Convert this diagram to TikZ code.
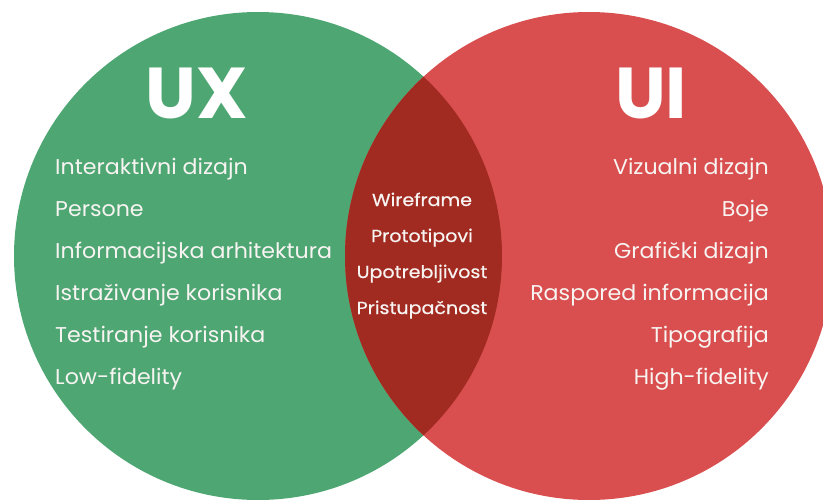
\documentclass[tikz,border=0pt]{standalone}
\usepackage{fontspec}
\setmainfont{Poppins}
\newfontfamily\itemfont[FakeStretch=1.035]{Poppins}
\newfontfamily\midfont[FakeStretch=1.09,FakeBold=0.6]{Poppins}
\definecolor{uxgreen}{HTML}{4EA673}
\definecolor{uired}{HTML}{D94F4F}
\definecolor{lens}{HTML}{A22B21}
\definecolor{txt}{HTML}{F7F4F2}
\begin{document}
\begin{tikzpicture}[x=1pt,y=-1pt,
  item/.style={inner sep=0pt,text=txt,font=\itemfont\fontsize{21.4}{21.4}\selectfont},
  mid/.style={inner sep=0pt,text=txt,font=\midfont\fontsize{17.5}{17.5}\selectfont,anchor=base},
  title/.style={inner sep=0pt,text=white,font=\fontsize{72}{72}\selectfont\bfseries,anchor=base}]
\useasboundingbox (0,0) rectangle (823,499);
\fill[uxgreen] (258,256) circle[radius=244];
\fill[uired] (589,256) circle[radius=244];
\begin{scope}
\clip (258,256) circle[radius=244];
\fill[lens] (589,256) circle[radius=244];
\end{scope}
\node[title] (ux) at (197,118) {UX};
\node[title] (ui) at (651,118) {UI};
\foreach \t [count=\i] in {Interaktivni dizajn,Persone,Informacijska arhitektura,Istraživanje korisnika,Testiranje korisnika,Low-fidelity}
  \node[item,anchor=base west] (l\i) at (55,132+42*\i) {\t};
\foreach \t [count=\i] in {Vizualni dizajn,Boje,Grafički dizajn,Raspored informacija,Tipografija,High-fidelity}
  \node[item,anchor=base east] (r\i) at (769,132+42*\i) {\t};
\foreach \t [count=\i] in {Wireframe,Prototipovi,Upotrebljivost,Pristupačnost}
  \node[mid] (m\i) at (422,170+36*\i) {\t};
\end{tikzpicture}
\end{document}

Directions → Every line should be retyped exactly, with the pictures omitted.

Task answer →
Convert this diagram to TikZ code.
\documentclass[tikz,border=0pt]{standalone}
\usepackage{fontspec}
\setmainfont{Poppins}
\newfontfamily\itemfont[FakeStretch=1.035]{Poppins}
\newfontfamily\midfont[FakeStretch=1.09,FakeBold=0.6]{Poppins}
\definecolor{uxgreen}{HTML}{4EA673}
\definecolor{uired}{HTML}{D94F4F}
\definecolor{lens}{HTML}{A22B21}
\definecolor{txt}{HTML}{F7F4F2}
\begin{document}
\begin{tikzpicture}[x=1pt,y=-1pt,
  item/.style={inner sep=0pt,text=txt,font=\itemfont\fontsize{21.4}{21.4}\selectfont},
  mid/.style={inner sep=0pt,text=txt,font=\midfont\fontsize{17.5}{17.5}\selectfont,anchor=base},
  title/.style={inner sep=0pt,text=white,font=\fontsize{72}{72}\selectfont\bfseries,anchor=base}]
\useasboundingbox (0,0) rectangle (823,499);
\fill[uxgreen] (258,256) circle[radius=244];
\fill[uired] (589,256) circle[radius=244];
\begin{scope}
\clip (258,256) circle[radius=244];
\fill[lens] (589,256) circle[radius=244];
\end{scope}
\node[title] (ux) at (197,118) {UX};
\node[title] (ui) at (651,118) {UI};
\foreach \t [count=\i] in {Interaktivni dizajn,Persone,Informacijska arhitektura,Istraživanje korisnika,Testiranje korisnika,Low-fidelity}
  \node[item,anchor=base west] (l\i) at (55,132+42*\i) {\t};
\foreach \t [count=\i] in {Vizualni dizajn,Boje,Grafički dizajn,Raspored informacija,Tipografija,High-fidelity}
  \node[item,anchor=base east] (r\i) at (769,132+42*\i) {\t};
\foreach \t [count=\i] in {Wireframe,Prototipovi,Upotrebljivost,Pristupačnost}
  \node[mid] (m\i) at (422,170+36*\i) {\t};
\end{tikzpicture}
\end{document}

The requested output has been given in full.